- DO THIS -
Set the lines down again exactly, first line through the line that contains "notes_b_y = [24.7, 65.0, 85.8]", with no pictures.

- EXERCISE DATA -
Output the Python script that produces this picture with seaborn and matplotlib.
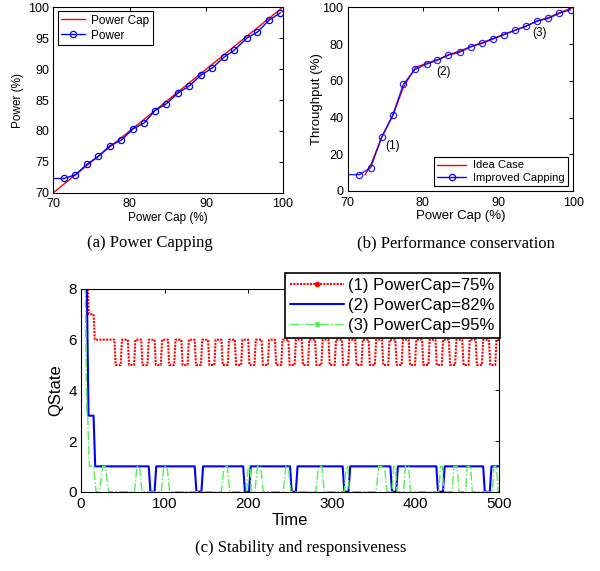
import matplotlib
matplotlib.use("Agg")
import matplotlib.pyplot as plt
import seaborn as sns
import pandas as pd
from matplotlib.lines import Line2D

# ---------------- data ----------------
# (a) Power capping
cap_a = [70, 100]
cap_a_y = [70, 100]
pow_x = [69.9, 71.4, 72.9, 74.4, 75.9, 77.4, 78.9, 80.4, 81.9, 83.3, 84.8, 86.3,
         87.8, 89.3, 90.8, 92.3, 93.7, 95.3, 96.7, 98.2, 99.7]
pow_y = [72.3, 72.3, 72.9, 74.6, 75.9, 77.6, 78.5, 80.3, 81.3, 83.3, 84.4, 86.1,
         87.3, 89.0, 90.2, 91.9, 93.1, 95.0, 96.0, 97.9, 99.1]

# (b) Performance conservation
ideal_x = [72.3, 73.1, 74.5, 76.0, 77.4, 79.0, 80.5, 82.0, 83.4, 84.9, 86.4, 87.9,
           89.3, 90.8, 92.3, 93.7, 95.2, 96.7, 98.1, 100.0]
ideal_y = [8.7, 14.5, 29.0, 41.0, 56.5, 67.2, 69.6, 71.6, 74.2, 76.2, 78.6, 80.8,
           83.0, 85.3, 87.6, 89.8, 92.4, 94.4, 96.9, 100.0]
impr_x = [69.9, 71.55, 73.06, 74.5, 76.0, 77.4, 78.95, 80.5, 81.9, 83.4, 84.9, 86.4,
          87.9, 89.3, 90.8, 92.3, 93.7, 95.2, 96.7, 98.1, 99.65]
impr_y = [8.9, 8.9, 12.7, 29.2, 41.4, 58.1, 66.2, 69.1, 71.1, 74.0, 75.5, 78.6,
          80.4, 82.7, 85.1, 87.6, 89.6, 92.7, 94.0, 96.7, 98.7]
notes_b = ["(1)", "(2)", "(3)"]
notes_b_x = [75.9, 82.8, 95.5]
notes_b_y = [24.7, 65.0, 85.8]

# (c) Stability and responsiveness
red_t = [0, 8, 9.5, 15, 16.5,
         40, 41.5, 47.5, 49, 56, 57.5, 63.5, 65, 72, 73.5, 79.5, 81,
         88, 89.5, 95.5, 97, 104, 105.5, 111.5, 113, 120, 121.5, 127.5, 129,
         136, 137.5, 143.5, 145, 152, 153.5, 159.5, 161, 168, 169.5, 175.5, 177,
         184, 185.5, 191.5, 193, 200, 201.5, 207.5, 209, 216, 217.5, 223.5, 225,
         232, 233.5, 239.5, 241, 248, 249.5, 255.5, 257, 264, 265.5, 271.5, 273,
         280, 281.5, 287.5, 289, 296, 297.5, 303.5, 305, 312, 313.5, 319.5, 321,
         328, 329.5, 335.5, 337, 344, 345.5, 351.5, 353, 360, 361.5, 367.5, 369,
         376, 377.5, 383.5, 385, 392, 393.5, 399.5, 401, 408, 409.5, 415.5, 417,
         424, 425.5, 431.5, 433, 440, 441.5, 447.5, 449, 456, 457.5, 463.5, 465,
         472, 473.5, 479.5, 481, 488, 489.5, 495.5, 497, 500]
red_v = [8, 8, 7, 7, 6,
         6, 5, 5, 6, 6, 5, 5, 6, 6, 5, 5, 6,
         6, 5, 5, 6, 6, 5, 5, 6, 6, 5, 5, 6,
         6, 5, 5, 6, 6, 5, 5, 6, 6, 5, 5, 6,
         6, 5, 5, 6, 6, 5, 5, 6, 6, 5, 5, 6,
         6, 5, 5, 6, 6, 5, 5, 6, 6, 5, 5, 6,
         6, 5, 5, 6, 6, 5, 5, 6, 6, 5, 5, 6,
         6, 5, 5, 6, 6, 5, 5, 6, 6, 5, 5, 6,
         6, 5, 5, 6, 6, 5, 5, 6, 6, 5, 5, 6,
         6, 5, 5, 6, 6, 5, 5, 6, 6, 5, 5, 6,
         6, 5, 5, 6, 6, 5, 5, 6, 6]
blue_t = [0, 7, 9, 15, 17, 81, 83, 88, 90, 136, 138, 144, 146, 194, 196, 201, 203,
          250, 252, 257, 259, 313, 315, 320, 322, 370, 372, 377, 379, 425, 427, 433, 435,
          481, 483, 489, 491, 500]
blue_v = [8, 8, 3, 3, 1, 1, 0, 0, 1, 1, 0, 0, 1, 1, 0, 0, 1,
          1, 0, 0, 1, 1, 0, 0, 1, 1, 0, 0, 1, 1, 0, 0, 1,
          1, 0, 0, 1, 1]
green_t = [0, 5, 7, 8, 10, 15, 18,
           22, 26, 29, 33, 64, 67, 70, 73, 96, 99, 103, 106,
           168, 171, 175, 178, 198, 200, 202, 204, 208, 211, 215, 218,
           242, 245, 248, 251, 281, 284, 288, 291, 315, 317, 319, 321,
           353, 356, 363, 366, 372, 374, 376, 378, 386, 388, 392, 394,
           428, 430, 432, 434, 444, 446, 450, 452, 460, 462, 466, 468,
           492, 494, 497, 499, 500]
green_v = [8, 8, 3, 3, 1, 1, 0,
           0, 1, 1, 0, 0, 1, 1, 0, 0, 1, 1, 0,
           0, 1, 1, 0, 0, 1, 1, 0, 0, 1, 1, 0,
           0, 1, 1, 0, 0, 1, 1, 0, 0, 1, 1, 0,
           0, 1, 1, 0, 0, 1, 1, 0, 0, 1, 1, 0,
           0, 1, 1, 0, 0, 1, 1, 0, 0, 1, 1, 0,
           0, 1, 1, 0, 0]
series_c = ["(1) PowerCap=75%", "(2) PowerCap=82%", "(3) PowerCap=95%"]

# ---------------- style ----------------
sns.set_theme(style="white")
plt.rcParams["font.family"] = ["Liberation Sans", "DejaVu Sans"]
plt.rcParams.update({
    "axes.edgecolor": "black", "axes.linewidth": 0.8,
    "xtick.color": "black", "ytick.color": "black", "text.color": "black",
    "axes.labelcolor": "black",
    "xtick.direction": "in", "ytick.direction": "in",
    "xtick.top": True, "ytick.right": True,
    "xtick.major.size": 3, "ytick.major.size": 3,
    "xtick.major.width": 0.7, "ytick.major.width": 0.7,
    "xtick.major.pad": 4, "ytick.major.pad": 3,
})

fig = plt.figure(figsize=(6, 5.71), dpi=100)
ax_a = fig.add_axes([0.0888, 0.6625, 0.3823, 0.3247])
ax_b = fig.add_axes([0.5795, 0.6655, 0.376, 0.3217])
ax_c = fig.add_axes([0.135, 0.1389, 0.6967, 0.355])

GREEN = "#55ee55"

# ---------------- (a) ----------------
sns.lineplot(x=cap_a, y=cap_a_y, ax=ax_a, color="red", linewidth=1.0,
             estimator=None, sort=False)
sns.lineplot(x=pow_x, y=pow_y, ax=ax_a, color="blue", linewidth=1.0,
             marker="o", markersize=4.5, markerfacecolor="none",
             markeredgecolor="blue", markeredgewidth=0.9, markevery=(1, 1),
             estimator=None, sort=False)
ax_a.set_xlim(70, 100)
ax_a.set_ylim(70, 100)
ax_a.set_xticks([70, 80, 90, 100])
ax_a.set_yticks([70, 75, 80, 85, 90, 95, 100])
ax_a.tick_params(labelsize=9)
ax_a.set_xlabel("Power Cap (%)", fontsize=8.5, labelpad=1)
ax_a.set_ylabel("Power (%)", fontsize=8.5, labelpad=3)
h_a = [Line2D([], [], color="red", lw=1.0),
       Line2D([], [], color="blue", lw=1.0, marker="o", ms=4.5, mfc="none", mew=0.9)]
leg_a = ax_a.legend(h_a, ["Power Cap", "Power"], loc="upper left",
                    bbox_to_anchor=(0.02, 0.98), borderaxespad=0, fontsize=8.5,
                    frameon=True, fancybox=False, framealpha=1, edgecolor="black",
                    handlelength=2.0, handletextpad=0.5, borderpad=0.3,
                    labelspacing=0.25, numpoints=1)
leg_a.get_frame().set_linewidth(0.8)

# ---------------- (b) ----------------
sns.lineplot(x=ideal_x, y=ideal_y, ax=ax_b, color="red", linewidth=1.0,
             estimator=None, sort=False)
sns.lineplot(x=impr_x, y=impr_y, ax=ax_b, color="blue", linewidth=1.0,
             marker="o", markersize=4.5, markerfacecolor="none",
             markeredgecolor="blue", markeredgewidth=0.9, markevery=(1, 1),
             estimator=None, sort=False, alpha=0.85)
for s, x, y in zip(notes_b, notes_b_x, notes_b_y):
    ax_b.text(x, y, s, fontsize=8.5, ha="center", va="center")
ax_b.set_xlim(70, 100)
ax_b.set_ylim(0, 100)
ax_b.set_xticks([70, 80, 90, 100])
ax_b.set_yticks([0, 20, 40, 60, 80, 100])
ax_b.tick_params(labelsize=9)
ax_b.set_xlabel("Power Cap (%)", fontsize=9.5, labelpad=1)
ax_b.set_ylabel("Throughput (%)", fontsize=9.5, labelpad=0)
h_b = [Line2D([], [], color="red", lw=1.0),
       Line2D([], [], color="blue", lw=1.0, marker="o", ms=4.5, mfc="none", mew=0.9)]
leg_b = ax_b.legend(h_b, ["Idea Case", "Improved Capping"], loc="lower right",
                    bbox_to_anchor=(0.975, 0.027), borderaxespad=0, fontsize=8,
                    frameon=True, fancybox=False, framealpha=1, edgecolor="black",
                    handlelength=2.6, handletextpad=0.6, borderpad=0.3,
                    labelspacing=0.2, numpoints=1)
leg_b.get_frame().set_linewidth(0.8)

# ---------------- (c) ----------------
df_r = pd.DataFrame({"t": red_t, "v": red_v})
df_b = pd.DataFrame({"t": blue_t, "v": blue_v})
df_g = pd.DataFrame({"t": green_t, "v": green_v})
sns.lineplot(data=df_r, x="t", y="v", ax=ax_c, color="red", linewidth=1.5,
             linestyle=(0, (1, 0.6)), estimator=None, sort=False)
sns.lineplot(data=df_b, x="t", y="v", ax=ax_c, color="blue", linewidth=1.5,
             estimator=None, sort=False)
sns.lineplot(data=df_g, x="t", y="v", ax=ax_c, color=GREEN, linewidth=1.0,
             linestyle="-.", estimator=None, sort=False)
ax_c.set_xlim(0, 500)
ax_c.set_ylim(0, 8)
ax_c.set_xticks([0, 100, 200, 300, 400, 500])
ax_c.set_yticks([0, 2, 4, 6, 8])
ax_c.tick_params(labelsize=11)
ax_c.set_xlabel("Time", fontsize=12, labelpad=1)
ax_c.set_ylabel("QState", fontsize=12, labelpad=4)
h_c = [Line2D([], [], color="red", lw=1.5, ls=(0, (1, 0.6)), marker=".", ms=6),
       Line2D([], [], color="blue", lw=1.5),
       Line2D([], [], color=GREEN, lw=1.0, ls="-.", marker=".", ms=6)]
leg_c = ax_c.legend(h_c, series_c, loc="upper right",
                    bbox_to_anchor=(500 / 600, 1 - 272.7 / 571),
                    bbox_transform=fig.transFigure, borderaxespad=0, fontsize=12,
                    frameon=True, fancybox=False, framealpha=1, edgecolor="black",
                    handlelength=3.2, handletextpad=0.3, borderpad=0.3,
                    labelspacing=0.3, numpoints=1)
leg_c.get_frame().set_linewidth(1.2)
leg_c.set_zorder(10)

# ---------------- captions ----------------
cap_font = dict(family=["Liberation Serif", "DejaVu Serif"], fontsize=12,
                ha="center", va="center")
fig.text(150 / 600, 1 - 243 / 571, "(a) Power Capping", **cap_font)
fig.text(456 / 600, 1 - 243 / 571, "(b) Performance conservation", **cap_font)
fig.text(301 / 600, 1 - 548 / 571, "(c) Stability and responsiveness", **cap_font)

fig.savefig("out.png", dpi=100)
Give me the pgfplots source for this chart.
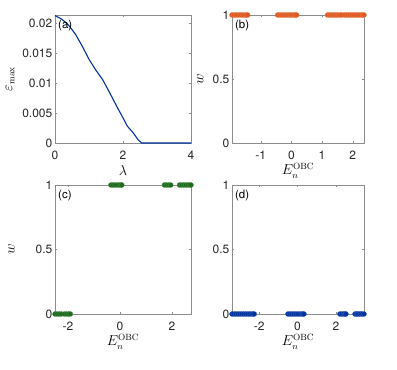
\documentclass[border=0pt]{standalone}
\usepackage{pgfplots}
\pgfplotsset{compat=1.18}
\usepackage[no-math]{fontspec}
\setmainfont{TeX Gyre Heros}

\definecolor{mblue}{RGB}{0,51,160}
\definecolor{morange}{RGB}{224,88,30}
\definecolor{mgreen}{RGB}{28,108,28}

\pgfplotsset{
  panel/.style={
    scale only axis,
    axis line style={black!45},
    tick style={black!45},
    major tick length=2pt,
    tick align=inside,
    ticklabel style={font=\fontsize{12}{14}\selectfont, text=black!85},
    yticklabel style={inner sep=2.5pt},
    xticklabel style={yshift=-4pt},
    /pgf/number format/assume math mode=true,
    label style={font=\fontsize{13.5}{16}\selectfont},
    xlabel style={at={(axis description cs:0.5,0)}, anchor=center, yshift=-28pt},
    clip=false,
  },
  dots/.style={only marks, mark=*, mark size=2.5pt,
    mark options={fill=#1, draw=#1!80!white, line width=0.3pt}},
}

\newcommand{\plab}[1]{\node[anchor=north west, inner sep=0pt, font=\fontsize{11.5}{13}\selectfont]
  at (axis description cs:0.022,0.965) {#1};}

\begin{document}
\begin{tikzpicture}
\useasboundingbox (0,0) rectangle (397pt,370pt);

% (a)
\begin{axis}[panel, at={(55pt,227pt)}, anchor=south west,
  width=136pt, height=128pt,
  xmin=0, xmax=4, ymin=0, ymax=0.0214,
  xtick={0,2,4},
  ytick={0,0.005,0.01,0.015,0.02},
  yticklabels={0,0.005,0.01,0.015,0.02},
  scaled y ticks=false,
  xlabel={$\lambda$},
  ylabel={$\varepsilon_{\max}$},
  ylabel style={at={(axis description cs:-0.33,0.5)}, anchor=center},
]
\addplot[mblue, line width=1.1pt] coordinates {
 (0,0.0213) (0.2,0.0207) (0.4,0.0197) (0.6,0.0182) (0.8,0.0162)
 (1.0,0.0140) (1.2,0.0122) (1.4,0.0106) (1.6,0.0085) (1.8,0.0063)
 (2.0,0.0042) (2.13,0.0028) (2.3,0.0017) (2.45,0.0005) (2.55,0)
 (3,0) (3.5,0) (4,0)};
\plab{(a)}
\end{axis}

% (b)
\begin{axis}[panel, at={(232pt,227pt)}, anchor=south west,
  width=132pt, height=128pt,
  xmin=-1.94, xmax=2.37, ymin=0, ymax=1,
  xtick={-1,0,1,2}, ytick={0,0.5,1},
  xlabel={$E_n^{\mathrm{OBC}}$},
  ylabel={$w$},
  ylabel style={at={(axis description cs:-0.24,0.5)}, anchor=center},
]
\addplot[dots=morange] coordinates {
 (-1.94,1) (-1.88,1) (-1.82,1) (-1.77,1)
 (-1.70,1) (-1.64,1) (-1.58,1) (-1.52,1) (-1.47,1) (-1.43,1)
 (-0.45,1) (-0.39,1) (-0.33,1) (-0.27,1) (-0.21,1) (-0.15,1) (-0.09,1)
 (-0.03,1) (0.03,1) (0.09,1) (0.14,1) (0.17,1)
 (1.18,1) (1.24,1) (1.30,1) (1.36,1) (1.42,1) (1.48,1) (1.54,1) (1.60,1) (1.65,1)
 (1.73,1) (1.79,1) (1.85,1) (1.91,1) (1.97,1) (2.03,1) (2.09,1) (2.15,1)
 (2.21,1) (2.27,1) (2.32,1) (2.37,1)};
\plab{(b)}
\end{axis}

% (c)
\begin{axis}[panel, at={(55pt,56pt)}, anchor=south west,
  width=136pt, height=129pt,
  xmin=-2.5, xmax=2.73, ymin=0, ymax=1,
  xtick={-2,0,2}, ytick={0,0.5,1},
  xlabel={$E_n^{\mathrm{OBC}}$},
  ylabel={$w$},
  ylabel style={at={(axis description cs:-0.32,0.5)}, anchor=center},
]
\addplot[dots=mgreen] coordinates {
 (-2.50,0) (-2.42,0) (-2.34,0) (-2.26,0)
 (-2.14,0) (-2.06,0) (-1.98,0) (-1.91,0)
 (-0.35,1) (-0.27,1) (-0.19,1) (-0.11,1) (-0.03,1) (0.04,1) (0.07,1)
 (1.71,1) (1.79,1) (1.87,1) (1.95,1)
 (2.29,1) (2.37,1) (2.45,1) (2.53,1) (2.61,1) (2.68,1) (2.73,1)};
\plab{(c)}
\end{axis}

% (d)
\begin{axis}[panel, at={(232pt,56pt)}, anchor=south west,
  width=132pt, height=129pt,
  xmin=-3.42, xmax=3.47, ymin=0, ymax=1,
  xtick={-2,0,2}, ytick={0,0.5,1},
  xlabel={$E_n^{\mathrm{OBC}}$},
]
\addplot[dots=mblue] coordinates {
 (-3.42,0) (-3.32,0) (-3.22,0) (-3.12,0) (-3.02,0) (-2.92,0) (-2.82,0)
 (-2.72,0) (-2.62,0) (-2.52,0) (-2.42,0) (-2.33,0) (-2.26,0)
 (-0.50,0) (-0.40,0) (-0.30,0) (-0.20,0) (-0.10,0) (0.00,0) (0.10,0)
 (0.20,0) (0.28,0) (0.34,0)
 (2.21,0) (2.31,0) (2.41,0) (2.48,0) (2.53,0)
 (3.00,0) (3.08,0) (3.13,0)
 (3.22,0) (3.30,0) (3.38,0) (3.47,0)};
\plab{(d)}
\end{axis}
\end{tikzpicture}
\end{document}
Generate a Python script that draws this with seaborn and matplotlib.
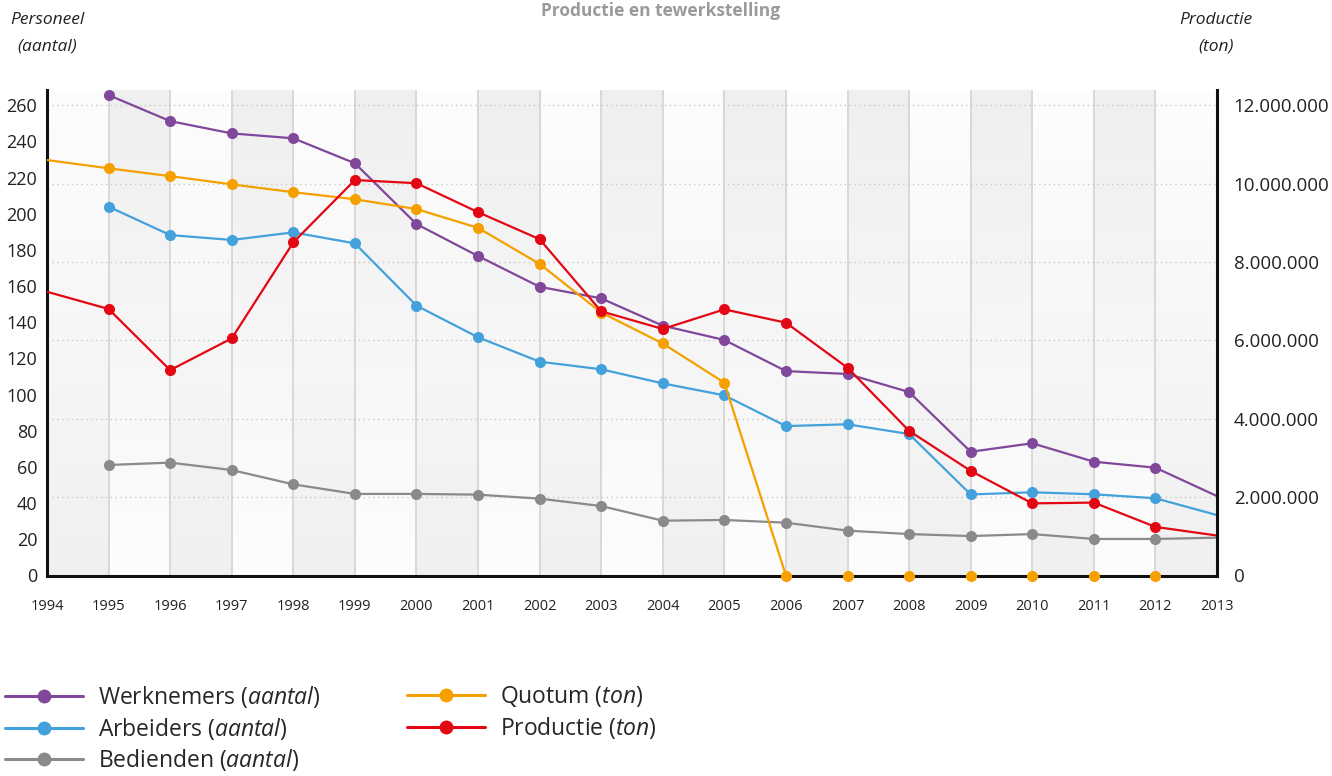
import numpy as np
import matplotlib
matplotlib.use("Agg")
import matplotlib.pyplot as plt
import seaborn as sns

#================================
# DATA
#================================
years = list(range(1994, 2014))
nan = np.nan

# personeel (aantal), linker as
werknemers = [nan, 265.6, 251.2, 244.4, 241.7, 227.9, 194.3, 176.6, 159.6, 153.2,
              138.1, 130.2, 113.0, 111.4, 101.4, 68.4, 73.1, 62.9, 59.6, 43.9]
arbeiders = [nan, 203.9, 188.2, 185.5, 189.7, 183.6, 149.2, 131.7, 118.2, 114.0,
             106.2, 99.6, 82.6, 83.6, 78.2, 44.8, 46.0, 44.9, 42.7, 33.4]
bedienden = [nan, 61.1, 62.4, 58.3, 50.4, 45.1, 45.1, 44.7, 42.5, 38.4,
             30.3, 30.7, 29.2, 24.8, 22.9, 21.8, 22.9, 20.2, 20.2, 20.9]

# ton, rechter as
quotum = [10.60e6, 10.39e6, 10.19e6, 9.98e6, 9.78e6, 9.60e6, 9.35e6, 8.87e6, 7.95e6, 6.71e6,
          5.92e6, 4.92e6, 0, 0, 0, 0, 0, 0, 0, 0]
productie = [7.24e6, 6.80e6, 5.24e6, 6.05e6, 8.50e6, 10.09e6, 10.01e6, 9.27e6, 8.58e6, 6.74e6,
             6.29e6, 6.79e6, 6.45e6, 5.30e6, 3.69e6, 2.67e6, 1.84e6, 1.86e6, 1.24e6, 1.02e6]

left_ticks = list(range(0, 261, 20))
right_ticks = [0, 2e6, 4e6, 6e6, 8e6, 10e6, 12e6]

labels_left = ["Werknemers ($\\mathit{aantal}$)", "Arbeiders ($\\mathit{aantal}$)",
               "Bedienden ($\\mathit{aantal}$)"]
labels_right = ["Quotum ($\\mathit{ton}$)", "Productie ($\\mathit{ton}$)"]

purple = "#80479b"
blue = "#43a1db"
grey = "#8a8a8a"
orange = "#f6a000"
red = "#e30613"

#================================
# STYLE
#================================
sns.set_style("white")
plt.rcParams["font.family"] = ["Open Sans", "DejaVu Sans"]
plt.rcParams["mathtext.fontset"] = "custom"
plt.rcParams["mathtext.rm"] = "Open Sans"
plt.rcParams["mathtext.it"] = "Open Sans:italic"

fig = plt.figure(figsize=(13.32, 7.76), dpi=100)
ax = fig.add_axes([47 / 1332, 1 - 575.5 / 776, 1170 / 1332, 485.5 / 776])
ax2 = ax.twinx()

ytop = 268.4
ax.set_xlim(1994, 2013)
ax.set_ylim(0, ytop)
ax2.set_ylim(0, ytop * 12e6 / 260)
ax.set_facecolor("none")

# achtergrond: afwisselende kolommen met verloop
rows = 200
t = np.linspace(0, 1, rows)[:, None]
cols = np.arange(19)[None, :]
shade_top = np.where(cols % 2 == 1, 239, 253)
shade_bot = np.where(cols % 2 == 1, 253, 240)
bg = (shade_top * (1 - t) + shade_bot * t) / 255.0
bg = np.dstack([bg, bg, bg])
ax.imshow(bg, extent=(1994, 2013, 0, ytop), aspect="auto", interpolation="nearest", zorder=0)

for yr in years[1:-1]:
    ax.axvline(yr, color="#d6d6d6", lw=1.3, zorder=0.5)
for rt in right_ticks[1:]:
    ax.axhline(rt * 260 / 12e6, color="#c8c8c8", lw=1, ls=(0, (1, 2.5)), zorder=0.6)

#================================
# LIJNEN
#================================
lw = 1.6
ms = 64
for vals, c in [(bedienden, grey), (arbeiders, blue), (werknemers, purple)]:
    sns.lineplot(x=years, y=vals, ax=ax, color=c, lw=lw, zorder=2)
    sns.scatterplot(x=years[1:-1], y=vals[1:-1], ax=ax, color=c, s=ms, linewidth=0, zorder=3)

# quotum-lijn stopt waar ze op de as valt (verder verborgen achter de as)
sns.lineplot(x=years[:13], y=quotum[:13], ax=ax2, color=orange, lw=lw, zorder=2)
sns.scatterplot(x=years[1:-1], y=quotum[1:-1], ax=ax2, color=orange, s=ms, linewidth=0,
                zorder=4, clip_on=False)
sns.lineplot(x=years, y=productie, ax=ax2, color=red, lw=lw, zorder=2)
sns.scatterplot(x=years[1:-1], y=productie[1:-1], ax=ax2, color=red, s=ms, linewidth=0,
                zorder=4)

#================================
# ASSEN
#================================
ax.set_xticks(years)
ax.set_xticklabels([str(y) for y in years], fontsize=10.5, color="#222222")
ax.set_yticks(left_ticks)
ax.set_yticklabels([str(v) for v in left_ticks], fontsize=13, color="#222222")
ax2.set_yticks(right_ticks)
ax2.set_yticklabels([f"{v:,.0f}".replace(",", ".") for v in right_ticks], fontsize=13.5,
                    color="#222222")
ax.tick_params(axis="x", length=0, pad=17)
ax.tick_params(axis="y", length=0, pad=7)
ax2.tick_params(axis="y", length=0, pad=12)
ax.set_xlabel("")
ax.set_ylabel("")
ax2.set_ylabel("")

for a in (ax, ax2):
    a.spines["top"].set_visible(False)
    for s in ("left", "right", "bottom"):
        a.spines[s].set_color("#111111")
        a.spines[s].set_linewidth(2.2)
ax.spines["right"].set_visible(False)
ax.spines["bottom"].set_visible(False)
ax2.spines["left"].set_visible(False)
ax2.spines["bottom"].set_zorder(3)

#================================
# TEKST
#================================
fig.text(661 / 1332, 1 - 16 / 776, "Productie en tewerkstelling", ha="center", va="baseline",
         fontsize=12.5, fontweight="bold", color="#9a9a9a")
fig.text(47 / 1332, 1 - 12 / 776, "Personeel\n(aantal)", ha="center", va="top",
         fontsize=12.5, style="italic", color="#222222", linespacing=1.85)
fig.text(1216 / 1332, 1 - 12 / 776, "Productie\n(ton)", ha="center", va="top",
         fontsize=12.5, style="italic", color="#222222", linespacing=1.85)

#================================
# LEGENDE
#================================
def handle(c):
    return plt.Line2D([], [], color=c, lw=2.2, marker="o", markersize=10,
                      markeredgewidth=0)

leg_kw = dict(frameon=False, fontsize=16.5, handlelength=3.4, handletextpad=0.65,
              labelspacing=0.25, borderpad=0, borderaxespad=0, loc="upper left")
fig.legend([handle(purple), handle(blue), handle(grey)], labels_left,
           bbox_to_anchor=(5 / 1332, 1 - 684 / 776), **leg_kw)
fig.legend([handle(orange), handle(red)], labels_right,
           bbox_to_anchor=(407 / 1332, 1 - 684 / 776), **leg_kw)

fig.savefig("out.png", dpi=100)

- TASK RESPONSE -
Output the Python script that produces this picture with seaborn and matplotlib.
import matplotlib
matplotlib.use("Agg")
import matplotlib.pyplot as plt
import seaborn as sns
import pandas as pd
from matplotlib.lines import Line2D

# ---------------- data ----------------
# (a) Power capping
cap_a = [70, 100]
cap_a_y = [70, 100]
pow_x = [69.9, 71.4, 72.9, 74.4, 75.9, 77.4, 78.9, 80.4, 81.9, 83.3, 84.8, 86.3,
         87.8, 89.3, 90.8, 92.3, 93.7, 95.3, 96.7, 98.2, 99.7]
pow_y = [72.3, 72.3, 72.9, 74.6, 75.9, 77.6, 78.5, 80.3, 81.3, 83.3, 84.4, 86.1,
         87.3, 89.0, 90.2, 91.9, 93.1, 95.0, 96.0, 97.9, 99.1]

# (b) Performance conservation
ideal_x = [72.3, 73.1, 74.5, 76.0, 77.4, 79.0, 80.5, 82.0, 83.4, 84.9, 86.4, 87.9,
           89.3, 90.8, 92.3, 93.7, 95.2, 96.7, 98.1, 100.0]
ideal_y = [8.7, 14.5, 29.0, 41.0, 56.5, 67.2, 69.6, 71.6, 74.2, 76.2, 78.6, 80.8,
           83.0, 85.3, 87.6, 89.8, 92.4, 94.4, 96.9, 100.0]
impr_x = [69.9, 71.55, 73.06, 74.5, 76.0, 77.4, 78.95, 80.5, 81.9, 83.4, 84.9, 86.4,
          87.9, 89.3, 90.8, 92.3, 93.7, 95.2, 96.7, 98.1, 99.65]
impr_y = [8.9, 8.9, 12.7, 29.2, 41.4, 58.1, 66.2, 69.1, 71.1, 74.0, 75.5, 78.6,
          80.4, 82.7, 85.1, 87.6, 89.6, 92.7, 94.0, 96.7, 98.7]
notes_b = ["(1)", "(2)", "(3)"]
notes_b_x = [75.9, 82.8, 95.5]
notes_b_y = [24.7, 65.0, 85.8]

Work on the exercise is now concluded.